- [DATASET CONTENT]
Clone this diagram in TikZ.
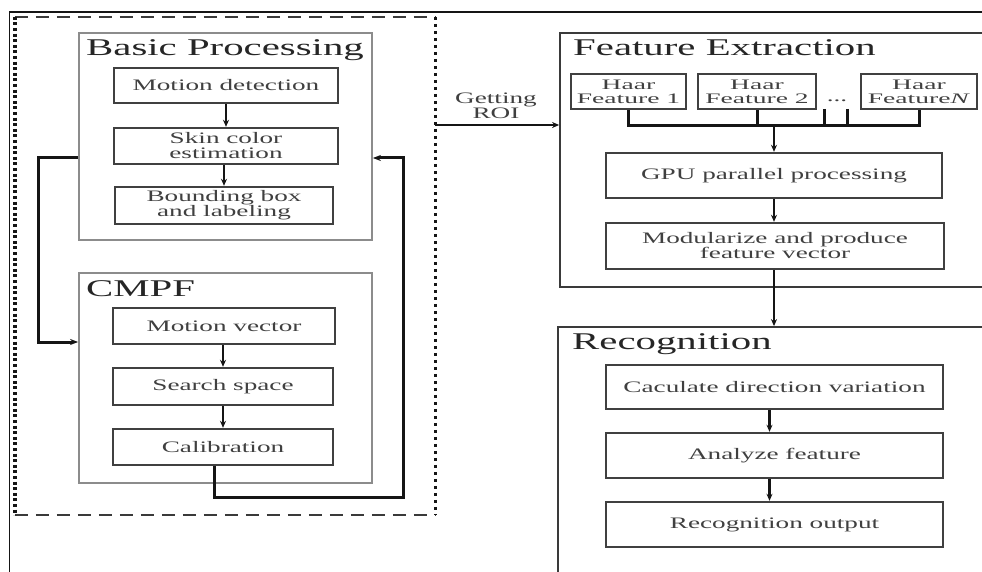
\documentclass[tikz,border=0pt]{standalone}
\usepackage{fontspec}
\setmainfont{Liberation Serif}[FakeStretch=1.7]
\newfontfamily\haarfont{Liberation Serif}[FakeStretch=1.9]
\usetikzlibrary{arrows.meta,positioning,calc}
\definecolor{boxgray}{HTML}{8C8C8C}
\definecolor{framedark}{HTML}{3A3A3A}
\definecolor{textgray}{HTML}{404040}
\definecolor{linedark}{HTML}{151515}

\begin{document}
\begin{tikzpicture}[x=1pt,y=-1pt]

%% ── helpers ───────────────────────────────────────────────
\tikzset{
  grp/.style={rectangle,draw=#1,line width=1.8pt,inner sep=0pt,fill=none},
  ttl/.style={anchor=west,inner sep=0pt,font=\fontsize{24}{24}\selectfont,black!85},
  stepbox/.style={rectangle,draw=linedark,line width=2.4pt,inner sep=0pt,align=center,
                  font=\fontsize{16}{15}\selectfont,textgray},
  haar/.style={rectangle,draw=framedark,line width=1.8pt,inner sep=0pt,align=center,
               minimum height=35pt,font=\haarfont\fontsize{14.5}{14}\selectfont,textgray},
  ann/.style={align=center,inner sep=0pt,font=\fontsize{16}{15}\selectfont,textgray},
  arr/.style={-{Stealth[length=7pt,width=6pt]},line width=2.4pt,linedark},
  loopline/.style={-{Stealth[length=8pt,width=6pt]},line width=3pt,linedark},
  busline/.style={line width=3pt,linedark},
  edgedash/.style={line width=1.8pt,framedark,dash pattern=on 13pt off 8pt},
  edgedot/.style={line width=#1,linedark,dash pattern=on 3pt off 2.6pt},
}

\useasboundingbox (0,0) rectangle (982,572);
\clip (0,0) rectangle (982,572);
\fill[white] (0,0) rectangle (982,572);

%% ── picture frame ─────────────────────────────────────────
\draw[line width=1.8pt,linedark] (9.5,580) |- (995,12);

%% ── PRE-PROCESSING (dashed region) ───────────────────────
\node[minimum width=420pt,minimum height=498pt,inner sep=0pt] (pre) at (225,266) {};
\draw[edgedash] (pre.north west) -- (pre.north east);
\draw[edgedash] (pre.south west) -- (pre.south east);
\draw[edgedot=3.6pt] (pre.north west) -- (pre.south west);
\draw[edgedot=3pt,dash pattern=on 3pt off 4pt] (pre.north east) -- (pre.south east);

%% ── BASIC PROCESSING ─────────────────────────────────────
\node[grp=boxgray,minimum width=293pt,minimum height=207pt] (bp) at (225.5,136.5) {};
\node[ttl] (bpt) at (86,50) {Basic Processing};

\node[stepbox,minimum width=224pt,minimum height=35pt] (md)  at (226,85.5)  {Motion detection};
\node[stepbox,minimum width=224pt,minimum height=36pt] (sce) at (226,146)   {Skin color\\estimation};
\node[stepbox,minimum width=218pt,minimum height=37pt] (bbl) at (224,205.5) {Bounding box\\and labeling};

\draw[arr] (md) -- (sce);
\draw[arr] (sce.south -| bbl) -- (bbl);

%% ── CMPF ─────────────────────────────────────────────────
\node[grp=boxgray,minimum width=293pt,minimum height=210pt] (cmpf) at (225.5,378) {};
\node[ttl] (cmt) at (86,289) {CMPF};

\node[stepbox,minimum width=222pt,minimum height=36pt] (mv)  at (224,326)   {Motion vector};
\node[stepbox,minimum width=220pt,minimum height=37pt] (ss)  at (223,386.5) {Search space};
\node[stepbox,minimum width=220pt,minimum height=36pt] (cal) at (223,447)   {Calibration};

\draw[arr] (mv.south -| ss) -- (ss);
\draw[arr] (ss) -- (cal);

%% ── loops between the two blocks ──
\coordinate (lpr) at (403,497);
\draw[loopline] ([yshift=-21.5pt]bp.west) -- ++(-40,0) |- ([yshift=36pt]cmpf.west);
\draw[loopline] ([xshift=-9pt]cal.south) |- (lpr) |- ([yshift=-21.5pt]bp.east);

%% ── GETTING ROI ──────────────────────────────────────────
\node[grp=framedark,minimum width=440pt,minimum height=254pt] (fe) at (780,160) {};
\coordinate (roi) at (435,125);
\draw[arr,line width=1.8pt] (roi) -- (roi -| fe.west);
\node[ann] (getroi) at (496,106) {Getting\\ROI};

%% ── FEATURE EXTRACTION ───────────────────────────────────
\node[ttl] (fet) at (573,48) {Feature Extraction};

\node[haar,minimum width=115pt] (h1) at (628.5,91.5) {Haar\\Feature 1};
\node[haar,minimum width=118pt] (h2) at (757,91.5)   {Haar\\Feature 2};
\node[haar,minimum width=116pt] (hN) at (919,91.5)   {Haar\\Feature\textit{N}};
\node[ann] (dots) at (837,101) {...};

\coordinate (bus) at (774,126);
\coordinate (d1) at (824,109);
\coordinate (d2) at (847,109);
\draw[busline] (h1.south) |- (bus) -| (hN.south);
\draw[busline] (h2.south) -- (h2.south |- bus);
\draw[busline] (d1) -- (d1 |- bus);
\draw[busline] (d2) -- (d2 |- bus);

\node[stepbox,minimum width=336pt,minimum height=45pt] (gpu) at (774,175.5) {GPU parallel processing};
\node[stepbox,minimum width=338pt,minimum height=46pt] (mod) at (775,246)
  {Modularize and produce\\feature vector};

\draw[arr] (bus) -- (gpu);
\draw[arr] (gpu.south -| bus) -- (mod.north -| bus);

%% ── RECOGNITION ──────────────────────────────────────────
\node[grp=framedark,minimum width=440pt,minimum height=274pt] (rec) at (778,464) {};
\node[ttl] (rect) at (572,344) {Recognition};

\draw[arr] (mod.south -| bus) -- (rec.north -| bus);

\node[stepbox,minimum width=337pt,minimum height=44pt] (cdv) at (774.5,387)   {Caculate direction variation};
\node[stepbox,minimum width=337pt,minimum height=45pt] (af)  at (774.5,455.5) {Analyze feature};
\node[stepbox,minimum width=337pt,minimum height=45pt] (ro)  at (774.5,524.5) {Recognition output};

\draw[arr] ([xshift=-5pt]cdv.south) -- ([xshift=-5pt]af.north);
\draw[arr] ([xshift=-5pt]af.south) -- ([xshift=-5pt]ro.north);

\end{tikzpicture}
\end{document}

- [WRITTEN INSTRUCTION] Omit every picture while copying the listing above exactly.

- [SOLVED PROBLEM]
Clone this diagram in TikZ.
\documentclass[tikz,border=0pt]{standalone}
\usepackage{fontspec}
\setmainfont{Liberation Serif}[FakeStretch=1.7]
\newfontfamily\haarfont{Liberation Serif}[FakeStretch=1.9]
\usetikzlibrary{arrows.meta,positioning,calc}
\definecolor{boxgray}{HTML}{8C8C8C}
\definecolor{framedark}{HTML}{3A3A3A}
\definecolor{textgray}{HTML}{404040}
\definecolor{linedark}{HTML}{151515}

\begin{document}
\begin{tikzpicture}[x=1pt,y=-1pt]

%% ── helpers ───────────────────────────────────────────────
\tikzset{
  grp/.style={rectangle,draw=#1,line width=1.8pt,inner sep=0pt,fill=none},
  ttl/.style={anchor=west,inner sep=0pt,font=\fontsize{24}{24}\selectfont,black!85},
  stepbox/.style={rectangle,draw=linedark,line width=2.4pt,inner sep=0pt,align=center,
                  font=\fontsize{16}{15}\selectfont,textgray},
  haar/.style={rectangle,draw=framedark,line width=1.8pt,inner sep=0pt,align=center,
               minimum height=35pt,font=\haarfont\fontsize{14.5}{14}\selectfont,textgray},
  ann/.style={align=center,inner sep=0pt,font=\fontsize{16}{15}\selectfont,textgray},
  arr/.style={-{Stealth[length=7pt,width=6pt]},line width=2.4pt,linedark},
  loopline/.style={-{Stealth[length=8pt,width=6pt]},line width=3pt,linedark},
  busline/.style={line width=3pt,linedark},
  edgedash/.style={line width=1.8pt,framedark,dash pattern=on 13pt off 8pt},
  edgedot/.style={line width=#1,linedark,dash pattern=on 3pt off 2.6pt},
}

\useasboundingbox (0,0) rectangle (982,572);
\clip (0,0) rectangle (982,572);
\fill[white] (0,0) rectangle (982,572);

%% ── picture frame ─────────────────────────────────────────
\draw[line width=1.8pt,linedark] (9.5,580) |- (995,12);

%% ── PRE-PROCESSING (dashed region) ───────────────────────
\node[minimum width=420pt,minimum height=498pt,inner sep=0pt] (pre) at (225,266) {};
\draw[edgedash] (pre.north west) -- (pre.north east);
\draw[edgedash] (pre.south west) -- (pre.south east);
\draw[edgedot=3.6pt] (pre.north west) -- (pre.south west);
\draw[edgedot=3pt,dash pattern=on 3pt off 4pt] (pre.north east) -- (pre.south east);

%% ── BASIC PROCESSING ─────────────────────────────────────
\node[grp=boxgray,minimum width=293pt,minimum height=207pt] (bp) at (225.5,136.5) {};
\node[ttl] (bpt) at (86,50) {Basic Processing};

\node[stepbox,minimum width=224pt,minimum height=35pt] (md)  at (226,85.5)  {Motion detection};
\node[stepbox,minimum width=224pt,minimum height=36pt] (sce) at (226,146)   {Skin color\\estimation};
\node[stepbox,minimum width=218pt,minimum height=37pt] (bbl) at (224,205.5) {Bounding box\\and labeling};

\draw[arr] (md) -- (sce);
\draw[arr] (sce.south -| bbl) -- (bbl);

%% ── CMPF ─────────────────────────────────────────────────
\node[grp=boxgray,minimum width=293pt,minimum height=210pt] (cmpf) at (225.5,378) {};
\node[ttl] (cmt) at (86,289) {CMPF};

\node[stepbox,minimum width=222pt,minimum height=36pt] (mv)  at (224,326)   {Motion vector};
\node[stepbox,minimum width=220pt,minimum height=37pt] (ss)  at (223,386.5) {Search space};
\node[stepbox,minimum width=220pt,minimum height=36pt] (cal) at (223,447)   {Calibration};

\draw[arr] (mv.south -| ss) -- (ss);
\draw[arr] (ss) -- (cal);

%% ── loops between the two blocks ──
\coordinate (lpr) at (403,497);
\draw[loopline] ([yshift=-21.5pt]bp.west) -- ++(-40,0) |- ([yshift=36pt]cmpf.west);
\draw[loopline] ([xshift=-9pt]cal.south) |- (lpr) |- ([yshift=-21.5pt]bp.east);

%% ── GETTING ROI ──────────────────────────────────────────
\node[grp=framedark,minimum width=440pt,minimum height=254pt] (fe) at (780,160) {};
\coordinate (roi) at (435,125);
\draw[arr,line width=1.8pt] (roi) -- (roi -| fe.west);
\node[ann] (getroi) at (496,106) {Getting\\ROI};

%% ── FEATURE EXTRACTION ───────────────────────────────────
\node[ttl] (fet) at (573,48) {Feature Extraction};

\node[haar,minimum width=115pt] (h1) at (628.5,91.5) {Haar\\Feature 1};
\node[haar,minimum width=118pt] (h2) at (757,91.5)   {Haar\\Feature 2};
\node[haar,minimum width=116pt] (hN) at (919,91.5)   {Haar\\Feature\textit{N}};
\node[ann] (dots) at (837,101) {...};

\coordinate (bus) at (774,126);
\coordinate (d1) at (824,109);
\coordinate (d2) at (847,109);
\draw[busline] (h1.south) |- (bus) -| (hN.south);
\draw[busline] (h2.south) -- (h2.south |- bus);
\draw[busline] (d1) -- (d1 |- bus);
\draw[busline] (d2) -- (d2 |- bus);

\node[stepbox,minimum width=336pt,minimum height=45pt] (gpu) at (774,175.5) {GPU parallel processing};
\node[stepbox,minimum width=338pt,minimum height=46pt] (mod) at (775,246)
  {Modularize and produce\\feature vector};

\draw[arr] (bus) -- (gpu);
\draw[arr] (gpu.south -| bus) -- (mod.north -| bus);

%% ── RECOGNITION ──────────────────────────────────────────
\node[grp=framedark,minimum width=440pt,minimum height=274pt] (rec) at (778,464) {};
\node[ttl] (rect) at (572,344) {Recognition};

\draw[arr] (mod.south -| bus) -- (rec.north -| bus);

\node[stepbox,minimum width=337pt,minimum height=44pt] (cdv) at (774.5,387)   {Caculate direction variation};
\node[stepbox,minimum width=337pt,minimum height=45pt] (af)  at (774.5,455.5) {Analyze feature};
\node[stepbox,minimum width=337pt,minimum height=45pt] (ro)  at (774.5,524.5) {Recognition output};

\draw[arr] ([xshift=-5pt]cdv.south) -- ([xshift=-5pt]af.north);
\draw[arr] ([xshift=-5pt]af.south) -- ([xshift=-5pt]ro.north);

\end{tikzpicture}
\end{document}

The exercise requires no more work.